Rimborsi spese
– Rimborso le spese legali sostenute da un consigliere sottoposto a procedimento penale durante il mandato di sindaco dello stesso comune, conclusosi con la pronuncia di non doversi procedere per intervenuta depenalizzazione del reato contestato.
E' stato richiesto il parere in merito al quesito formulato da un comune, relativamente alla possibilità di rimborsare le spese legali sostenute da un consigliere sottoposto a procedimento penale durante il mandato di sindaco dello stesso comune, conclusosi con la pronuncia di non doversi procedere per intervenuta depenalizzazione del reato contestato.
Al riguardo, l'orientamento di questo Ministero è di ritenere praticabile la rifusione delle spese legali sostenute dagli amministratori, se gli atti od i fatti dedotti in giudizio sono stati posti in essere nell'espletamento del mandato ed a condizione che, riconosciuta l'assenza di dolo o di colpa grave, il procedimento si sia concluso con una sentenza di assoluzione con formula piena, passata in giudicato.

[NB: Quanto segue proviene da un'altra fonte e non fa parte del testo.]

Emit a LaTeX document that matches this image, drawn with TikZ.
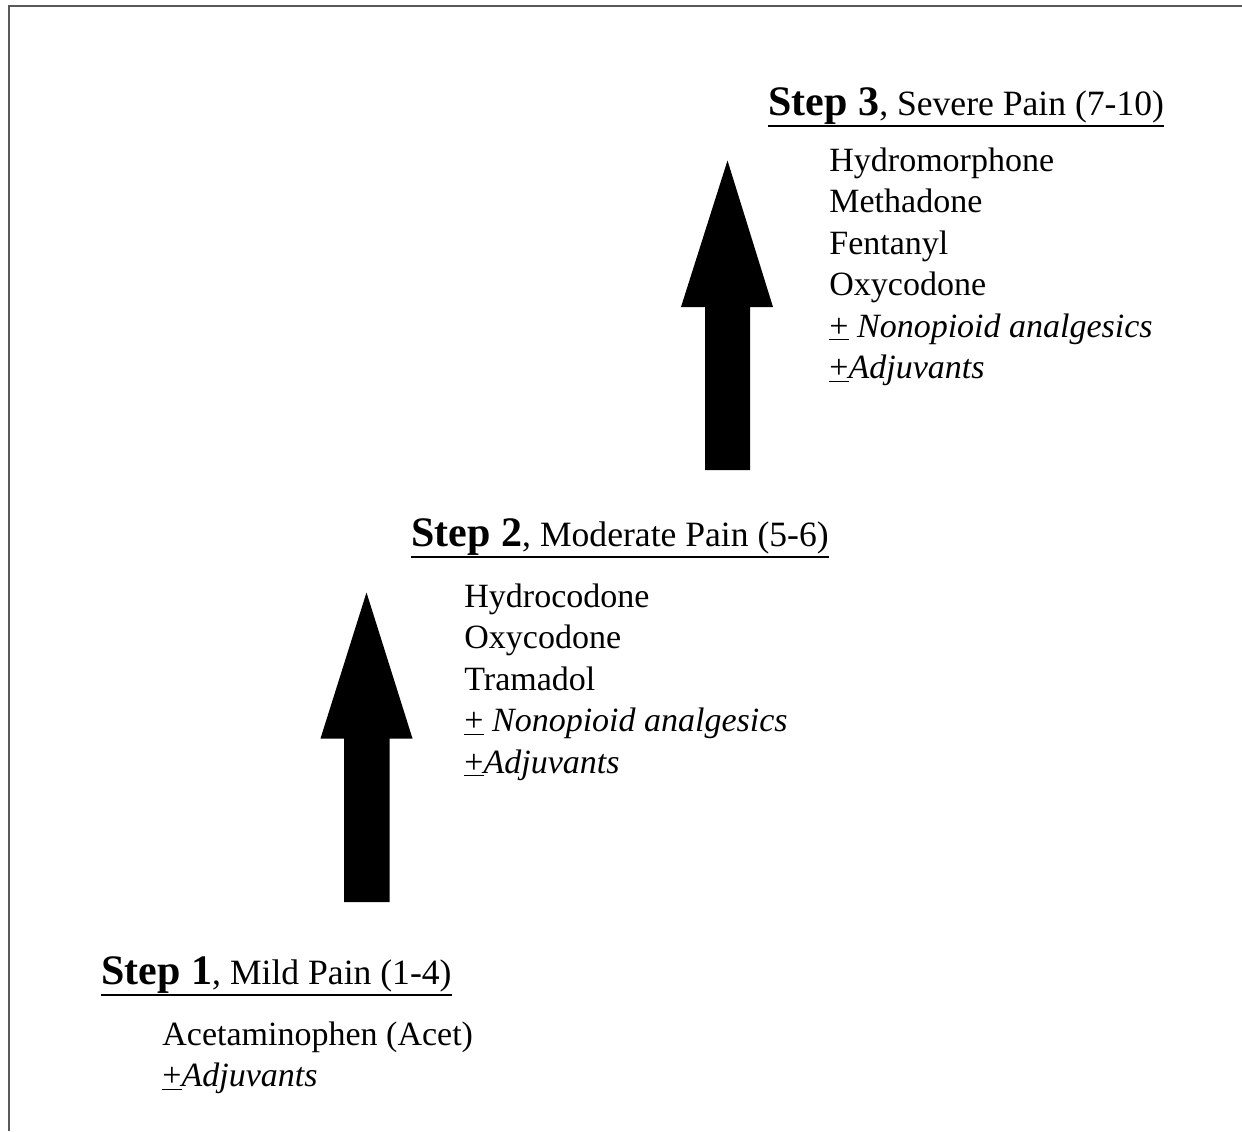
\documentclass[tikz,border=0pt]{standalone}
\usepackage{fontspec}
\setmainfont{Liberation Serif}
\newcommand{\pmu}{\underline{+}}
\begin{document}
\begin{tikzpicture}[x=0.5pt, y=-0.5pt,
    head/.style={anchor=base west, inner sep=0pt, font=\fontsize{17.8}{22}\selectfont},
    item/.style={anchor=base west, inner sep=0pt, font=\fontsize{17}{20}\selectfont},
    uline/.style={line width=0.8pt},
    bigarrow/.style={fill=black}]
    \useasboundingbox (0,0) rectangle (1242,1131);
    \draw[black!65, line width=1pt] (9,1131) -- (9,6) -- (1242,6);

    % Step headings
    \node[head] (h3) at (768,115) {{\fontsize{21}{25}\selectfont\bfseries Step 3}, Severe Pain (7-10)};
    \node[head] (h2) at (411,546) {{\fontsize{21}{25}\selectfont\bfseries Step 2}, Moderate Pain (5-6)};
    \node[head] (h1) at (101,984) {{\fontsize{21}{25}\selectfont\bfseries Step 1}, Mild Pain (1-4)};
    \draw[uline] ([yshift=-5.5pt]h3.base west) -- ([yshift=-5.5pt]h3.base east);
    \draw[uline] ([yshift=-5.5pt]h2.base west) -- ([yshift=-5.5pt]h2.base east);
    \draw[uline] ([yshift=-5.5pt]h1.base west) -- ([yshift=-5.5pt]h1.base east);

    % Drug lists
    \foreach \t [count=\i from 0] in {Hydromorphone, Methadone, Fentanyl, Oxycodone,
        {\pmu{} \textit{Nonopioid analgesics}}, {\pmu\textit{Adjuvants}}}
        \node[item] (s3-\i) at (829,171+41.5*\i) {\t};
    \foreach \t [count=\i from 0] in {Hydrocodone, Oxycodone, Tramadol,
        {\pmu{} \textit{Nonopioid analgesics}}, {\pmu\textit{Adjuvants}}}
        \node[item] (s2-\i) at (464,607+41.5*\i) {\t};
    \foreach \t [count=\i from 0] in {Acetaminophen (Acet), {\pmu\textit{Adjuvants}}}
        \node[item] (s1-\i) at (162,1045+41.5*\i) {\t};

    % Block arrows
    \fill[bigarrow] (705,470) -- (705,307) -- (681,307) -- (727.5,160.5)
        -- (773,307) -- (750,307) -- (750,470) -- cycle;
    \fill[bigarrow] (344,902) -- (344,738.5) -- (320.5,738.5) -- (366.5,592.5)
        -- (412.5,738.5) -- (389.5,738.5) -- (389.5,902) -- cycle;
\end{tikzpicture}
\end{document}
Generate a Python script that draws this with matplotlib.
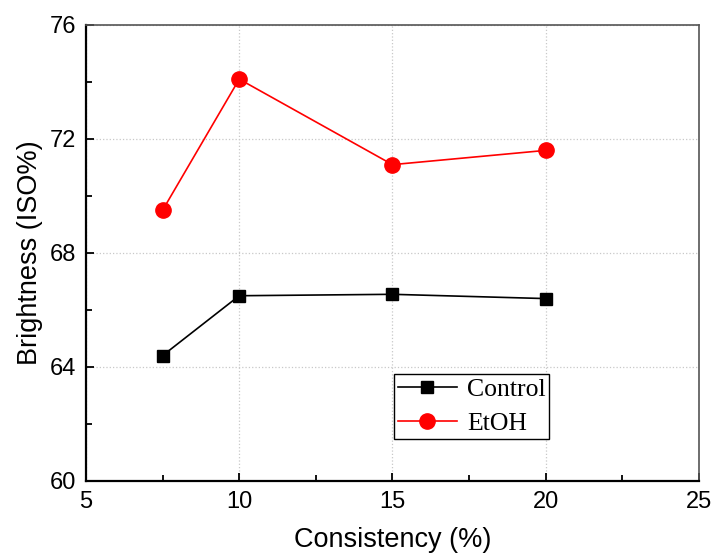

Il rigore che deve sorreggere la valutazione della rimborsabilità di dette spese è stato confermato da ultimo con la sentenza del Consiglio di Stato, sezione V, n. 2242/2000, che ne ha evidenziato la sostanziale eccezionalità, necessariamente circondata da garanzie procedimentali che non hanno valore puramente formale, ma mirano ad accertare la presenza dei necessari presupposti sostanziali della pretesa, la quale, in ultima analisi, postula l'accertamento dell'assenza di responsabilità dell'amministratore in relazione al fatto generatore dell'esborso anticipato nel giudizio penale.
Ha altresì ribadito, con richiamo alla giurisprudenza ordinaria, che, ai fini del rimborso, è necessario accertare che le spese siano state sostenute a causa e non semplicemente in occasione dell'incarico e sempre entro il limite costituito dal positivo e definitivo accertamento della mancanza di responsabilità penale degli amministratori che hanno sostenuto le spese legali.
Ulteriori condizione è l'assenza di un conflitto d'interessi tra l'attività dell'amministrazione e la condotta dell'amministratore, da valutarsi ex post a coclusione del procedimento (cfr: Corte di Cassazione, sez. I, sent. n. 15724 del 13/12/2000 e n. 54 del 03/01/02). In base all'orientamento della magistratura (Corte dei Conti, sezioni riunite,18/06/1986, n. 138,; TAR Lombardia, sez. III, 14/01/1993, n. 14; TAR Piemonte, sez. II, 28/02/1995, n. 138; Consiglio di Stato. Sezione VI, n. 13/01/1994, n. 20) il contrasto di interessi va escluso quando l'amministratore abbia adottato atti d'ufficio nell'esclusivo interesse dell'amministrazione e non può pertanto essere valutato in astratto ed ex ante, cioè con puro e semplice riferimento alle accuse rubricate, ma deve essere preso in considerazione in concreto, a conclusione del processo, tenuto conto dell'esito dell'istruttoria e del conseguente giudizio.
Nella fattispecie, si osserva che, sebbene la formula assolutoria piena si imponga anche in caso di 'abolitio criminis' determinata dalla depenalizzazione del reato e che tale evento fa venire meno, ancor più che la validità e la efficacia della norma penale incriminatrice, la sua stessa esistenza nell'ordinamento, (Cass. VI, sent. 356 del 14/01/2000 - Cass. III, sent. 1554440 del 23/11/90 - Cass. III, sent. 9096 del 6/10/93), risulta carente il requisito dell'assenza di conflitto di interessi, nella ricostruzione giurisprudenziale sopra richiamata, attesa la persistente illiceità del comportamento che, sanzionato prima penalmente, lo è ora in via amministrativa; circostanza che non rende ammissibile, nel caso in esame, la rifusione delle spese legali sostenute.